By the age of twelve, I finally had a good cry about my loss when it struck me that 19 was too young of an age to die. My big brother had so much more to give and his passing left a huge void in my life. I was inspired to be a better son and try to fill the void for my parents.
In December of 1980, I was stunned by the news that John Lennon had been shot. I wanted to be a rock star, but my weak guitar skills and weaker singing voice forced me to choose a different path. I had just made the decision to go to college after a semester break. Graduating high school, the last thing I wanted was four years of college followed by a boring 9-to-5 job. My heroes were musicians and I wanted to inspire people like they had inspired me. The death of Lennon ripped a huge void in my life. He was who I wanted to be—unconventional, a person who changed the world. He was back in the studio recording music and had so much more to give us. John was too young to die. I was inspired to find a way to change the world in my own way even if it wasn't on a stage.
In March of 1984, my father died. I was 21, newly married, and ready to show my personal hero what I could do when he left me. This void was cavernous. He was 60 years old and too young to die. My dad's scope of influence was much smaller than Lennon's, but to me he was just as inspiring. He challenged me to be smarter, stronger, and to take risks in life. I lived to make him proud of me.
His funeral was followed by a proper Irish wake, which meant dozens of family and friends raising a glass to Fran Hoctor and telling stories of his life—I was too angry to join in much of it. Later that day, I got a call that my Macintosh had arrived and I should come pick it up. It felt wrong to be excited, but I couldn't help it. I had spent the last three months waiting for this and had become fascinated by the story of Steve Jobs and his pirate group at Apple who created this computer.
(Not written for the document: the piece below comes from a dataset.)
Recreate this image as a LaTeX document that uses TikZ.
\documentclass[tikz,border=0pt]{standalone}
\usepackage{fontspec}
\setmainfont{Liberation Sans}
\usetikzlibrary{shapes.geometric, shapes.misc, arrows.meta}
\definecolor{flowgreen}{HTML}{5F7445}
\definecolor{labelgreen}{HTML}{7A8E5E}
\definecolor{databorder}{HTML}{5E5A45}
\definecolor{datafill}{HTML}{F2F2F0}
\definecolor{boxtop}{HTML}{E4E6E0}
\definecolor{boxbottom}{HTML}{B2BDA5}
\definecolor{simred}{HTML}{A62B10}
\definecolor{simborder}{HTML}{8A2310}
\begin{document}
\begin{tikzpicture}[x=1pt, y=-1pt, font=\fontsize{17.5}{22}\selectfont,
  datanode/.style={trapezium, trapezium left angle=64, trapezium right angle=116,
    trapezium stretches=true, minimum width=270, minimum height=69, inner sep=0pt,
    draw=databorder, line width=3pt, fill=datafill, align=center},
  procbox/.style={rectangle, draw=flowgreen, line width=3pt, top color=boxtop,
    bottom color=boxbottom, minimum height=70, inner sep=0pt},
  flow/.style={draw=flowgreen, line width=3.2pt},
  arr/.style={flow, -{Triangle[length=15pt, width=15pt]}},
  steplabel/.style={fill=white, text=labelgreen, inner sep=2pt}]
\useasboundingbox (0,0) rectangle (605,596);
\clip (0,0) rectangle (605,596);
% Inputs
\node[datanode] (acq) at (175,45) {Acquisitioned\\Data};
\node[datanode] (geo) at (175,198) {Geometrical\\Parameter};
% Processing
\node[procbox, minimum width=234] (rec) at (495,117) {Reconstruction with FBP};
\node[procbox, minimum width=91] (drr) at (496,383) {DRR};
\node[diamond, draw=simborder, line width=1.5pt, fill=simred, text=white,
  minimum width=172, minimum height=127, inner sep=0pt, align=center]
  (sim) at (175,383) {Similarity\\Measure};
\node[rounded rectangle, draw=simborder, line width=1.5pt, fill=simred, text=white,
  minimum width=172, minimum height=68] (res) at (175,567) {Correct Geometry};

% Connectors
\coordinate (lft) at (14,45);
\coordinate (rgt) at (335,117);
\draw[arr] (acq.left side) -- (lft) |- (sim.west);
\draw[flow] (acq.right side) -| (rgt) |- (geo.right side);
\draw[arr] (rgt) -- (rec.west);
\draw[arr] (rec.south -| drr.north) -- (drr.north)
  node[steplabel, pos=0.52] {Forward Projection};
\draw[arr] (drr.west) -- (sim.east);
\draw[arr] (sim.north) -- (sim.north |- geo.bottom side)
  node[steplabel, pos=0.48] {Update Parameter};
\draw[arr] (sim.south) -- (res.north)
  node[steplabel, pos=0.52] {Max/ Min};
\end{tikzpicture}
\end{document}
When Jobs stepped down from his CEO role, I knew he didn't have too much longer to live, but I thought we would get a year or two more from him. When I heard the news of his death yesterday, a new void ripped open for me. Steve had inspired me to create better software, to be a better leader, to inspire a team to create something that could change the world. He made me want to make a positive dent in the universe. And like the others, he had more to give us and was too young to die.
Steve was not a perfect man, but then neither were my other heroes. Inspiration doesn't come from perfection. Instead, it comes from the impact that someone makes in your life. Each of these men that died impacted my life deep enough to change my direction. They all inspired me and for that I owe each of them. My repayment will continue to be how I live my life.
Thanks to my brother and my dad, I have a deep love of family, the understanding that moments spent together are precious, and to not assume I will have time later to apologize. Thanks to John, I have a deep love of music and an understanding of how words and notes can move people to action. Thanks to Steve, I have a software company to run today. I will do what I can to honor his vision and create something great—maybe something that can change the world.